§ Short problem
Only lines holding the word "this" should be copied from the material.

§ Recorded information
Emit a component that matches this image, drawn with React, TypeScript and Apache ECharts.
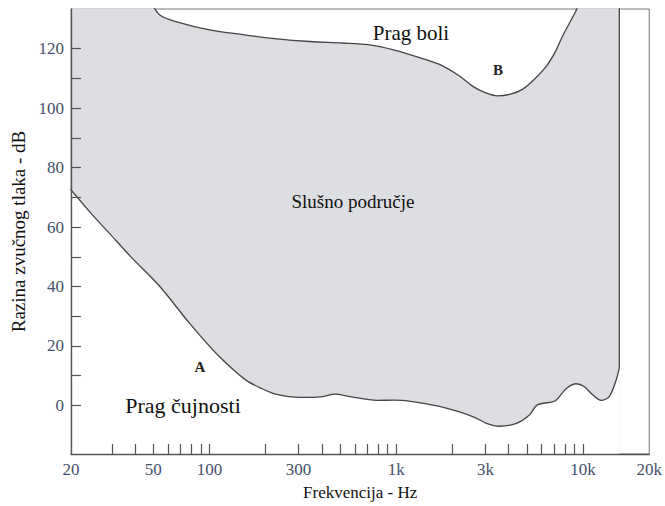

---

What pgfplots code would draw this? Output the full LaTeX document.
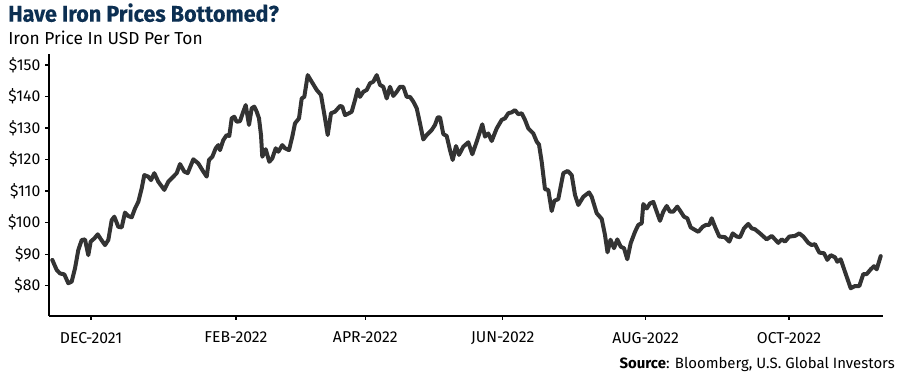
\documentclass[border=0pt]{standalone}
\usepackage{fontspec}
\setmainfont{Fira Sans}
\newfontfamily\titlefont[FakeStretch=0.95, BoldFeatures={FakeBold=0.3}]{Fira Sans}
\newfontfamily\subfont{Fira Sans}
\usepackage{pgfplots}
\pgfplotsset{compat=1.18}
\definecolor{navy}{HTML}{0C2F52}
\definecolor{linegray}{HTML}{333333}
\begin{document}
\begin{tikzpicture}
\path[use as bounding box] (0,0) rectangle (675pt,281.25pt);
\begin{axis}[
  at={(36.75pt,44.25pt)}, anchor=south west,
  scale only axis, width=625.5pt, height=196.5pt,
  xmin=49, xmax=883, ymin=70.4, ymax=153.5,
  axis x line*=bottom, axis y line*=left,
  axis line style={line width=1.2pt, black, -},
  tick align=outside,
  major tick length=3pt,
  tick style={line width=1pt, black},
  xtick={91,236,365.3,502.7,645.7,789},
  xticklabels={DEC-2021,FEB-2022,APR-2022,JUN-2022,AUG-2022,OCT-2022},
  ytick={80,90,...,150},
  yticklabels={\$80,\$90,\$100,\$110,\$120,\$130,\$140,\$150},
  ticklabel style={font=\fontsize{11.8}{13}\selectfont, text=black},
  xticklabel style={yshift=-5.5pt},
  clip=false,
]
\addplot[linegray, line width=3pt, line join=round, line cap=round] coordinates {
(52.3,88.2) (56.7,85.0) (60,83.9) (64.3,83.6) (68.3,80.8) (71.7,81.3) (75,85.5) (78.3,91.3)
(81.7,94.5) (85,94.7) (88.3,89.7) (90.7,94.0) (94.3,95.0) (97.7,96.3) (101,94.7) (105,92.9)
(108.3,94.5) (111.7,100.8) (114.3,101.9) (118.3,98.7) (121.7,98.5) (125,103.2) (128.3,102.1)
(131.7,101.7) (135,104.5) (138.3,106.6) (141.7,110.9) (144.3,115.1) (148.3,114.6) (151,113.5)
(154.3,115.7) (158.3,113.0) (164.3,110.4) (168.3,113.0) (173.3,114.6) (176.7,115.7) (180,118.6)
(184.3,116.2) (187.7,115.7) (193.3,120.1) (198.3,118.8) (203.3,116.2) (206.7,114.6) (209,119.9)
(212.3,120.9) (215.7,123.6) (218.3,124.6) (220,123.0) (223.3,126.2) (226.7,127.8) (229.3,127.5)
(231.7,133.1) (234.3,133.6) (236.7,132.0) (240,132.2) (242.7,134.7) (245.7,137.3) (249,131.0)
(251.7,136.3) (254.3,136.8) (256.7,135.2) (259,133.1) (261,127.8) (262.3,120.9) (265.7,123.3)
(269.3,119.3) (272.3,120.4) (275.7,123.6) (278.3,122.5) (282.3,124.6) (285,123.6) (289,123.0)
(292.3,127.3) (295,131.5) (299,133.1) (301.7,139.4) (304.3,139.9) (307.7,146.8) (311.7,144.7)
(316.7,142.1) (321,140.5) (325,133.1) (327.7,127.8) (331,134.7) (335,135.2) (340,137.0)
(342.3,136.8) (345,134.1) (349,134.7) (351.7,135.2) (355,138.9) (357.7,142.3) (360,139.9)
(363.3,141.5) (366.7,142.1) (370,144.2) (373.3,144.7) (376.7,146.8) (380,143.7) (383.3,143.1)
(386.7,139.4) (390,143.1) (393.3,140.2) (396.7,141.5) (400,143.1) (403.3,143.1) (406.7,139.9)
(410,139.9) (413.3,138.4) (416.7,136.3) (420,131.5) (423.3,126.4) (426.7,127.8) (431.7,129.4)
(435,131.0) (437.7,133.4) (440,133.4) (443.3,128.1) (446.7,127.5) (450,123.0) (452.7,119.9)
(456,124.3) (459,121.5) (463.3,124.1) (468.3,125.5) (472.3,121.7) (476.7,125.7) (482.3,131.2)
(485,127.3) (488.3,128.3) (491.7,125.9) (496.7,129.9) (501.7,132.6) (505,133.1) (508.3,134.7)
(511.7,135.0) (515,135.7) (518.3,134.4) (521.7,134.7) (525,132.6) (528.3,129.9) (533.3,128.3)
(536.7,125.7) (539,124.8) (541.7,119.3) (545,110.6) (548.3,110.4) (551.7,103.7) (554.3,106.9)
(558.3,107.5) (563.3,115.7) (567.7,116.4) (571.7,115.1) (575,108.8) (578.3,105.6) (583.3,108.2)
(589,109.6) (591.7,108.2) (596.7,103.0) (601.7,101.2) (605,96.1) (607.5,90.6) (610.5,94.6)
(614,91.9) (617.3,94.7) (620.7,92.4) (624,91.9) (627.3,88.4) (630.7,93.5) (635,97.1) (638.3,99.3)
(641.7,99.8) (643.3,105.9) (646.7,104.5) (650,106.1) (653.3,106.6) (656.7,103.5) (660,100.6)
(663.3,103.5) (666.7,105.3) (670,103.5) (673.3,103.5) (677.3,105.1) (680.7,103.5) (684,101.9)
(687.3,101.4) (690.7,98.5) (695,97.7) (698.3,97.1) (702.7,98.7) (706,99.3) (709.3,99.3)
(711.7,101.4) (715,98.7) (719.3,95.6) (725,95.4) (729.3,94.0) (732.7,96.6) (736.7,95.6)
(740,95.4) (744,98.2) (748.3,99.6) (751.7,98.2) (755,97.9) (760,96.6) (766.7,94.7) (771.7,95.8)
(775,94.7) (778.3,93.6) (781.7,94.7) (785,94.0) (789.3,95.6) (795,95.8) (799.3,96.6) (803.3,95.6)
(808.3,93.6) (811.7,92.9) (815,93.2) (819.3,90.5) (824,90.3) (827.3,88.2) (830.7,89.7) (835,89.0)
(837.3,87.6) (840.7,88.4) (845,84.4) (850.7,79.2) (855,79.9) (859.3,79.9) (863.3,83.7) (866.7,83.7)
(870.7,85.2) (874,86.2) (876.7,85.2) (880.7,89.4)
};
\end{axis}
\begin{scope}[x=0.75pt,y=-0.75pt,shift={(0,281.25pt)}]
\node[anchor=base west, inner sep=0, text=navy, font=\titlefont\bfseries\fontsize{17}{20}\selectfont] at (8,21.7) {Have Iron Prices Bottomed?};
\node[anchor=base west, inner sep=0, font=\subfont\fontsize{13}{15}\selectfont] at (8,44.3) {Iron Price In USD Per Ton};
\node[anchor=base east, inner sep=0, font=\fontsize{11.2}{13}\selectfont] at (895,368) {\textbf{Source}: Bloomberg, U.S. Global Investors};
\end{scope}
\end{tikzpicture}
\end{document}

§ Exercise solution
Emit a component that matches this image, drawn with React, TypeScript and Apache ECharts.
What pgfplots code would draw this? Output the full LaTeX document.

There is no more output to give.